Theory of Deep Learning III : the non-overfitting puzzle

A main puzzle of deep networks revolves around the apparent absence of overfitting intended as robustness of the expected error against overparametrization, despite the large capacity demonstrated by zero training error on randomly labeled data. In this note, we show that the dynamics associated to gradient descent minimization of nonlinear networks is topologically equivalent, near the asymptotically stable minima of the empirical error, to a gradient system in a quadratic potential with a degenerate (for square loss) or almost degenerate (for logistic or crossentropy loss) Hessian. The proposition depends on the qualitative theory of dynamical systems and is supported by numerical results. The result extends to deep nonlinear networks two key properties of gradient descent for linear networks, that have been recently recognized (1) to provide a form of implicit regularization: 1. For classification, which is the main application of today’s deep networks, there is asymptotic convergence to the maximum margin solution by minimization of loss functions such as the logistic, the cross entropy and the exp-loss . The maximum margin solution guarantees good classification error for “low noise” datasets.

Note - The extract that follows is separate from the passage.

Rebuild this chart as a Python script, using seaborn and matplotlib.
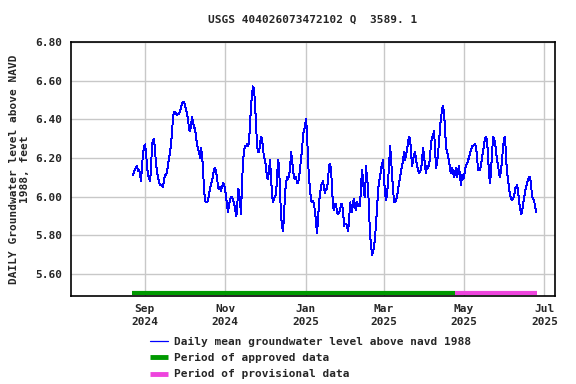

Importantly, this property holds independently of the initial conditions. Because of this property, our proposition guarantees a maximum margin solution also for deep nonlinear networks. 2. Gradient descent enforces a form of implicit regularization controlled by the number of iterations, and asymptotically converges to the minimum norm solution for appropriate initial conditions of gradient descent. This implies that there is usually an optimum early stopping that avoids overfitting of the expected risk. This property, valid for the square loss and many other loss functions, is relevant especially for regression. In the case of deep nonlinear networks the solution however is not expected to be strictly minimum norm, unlike the linear case. The robustness to overparametrization has suggestive implications for the robustness of the architecture of deep convolutional networks with respect to the curse of dimensionality.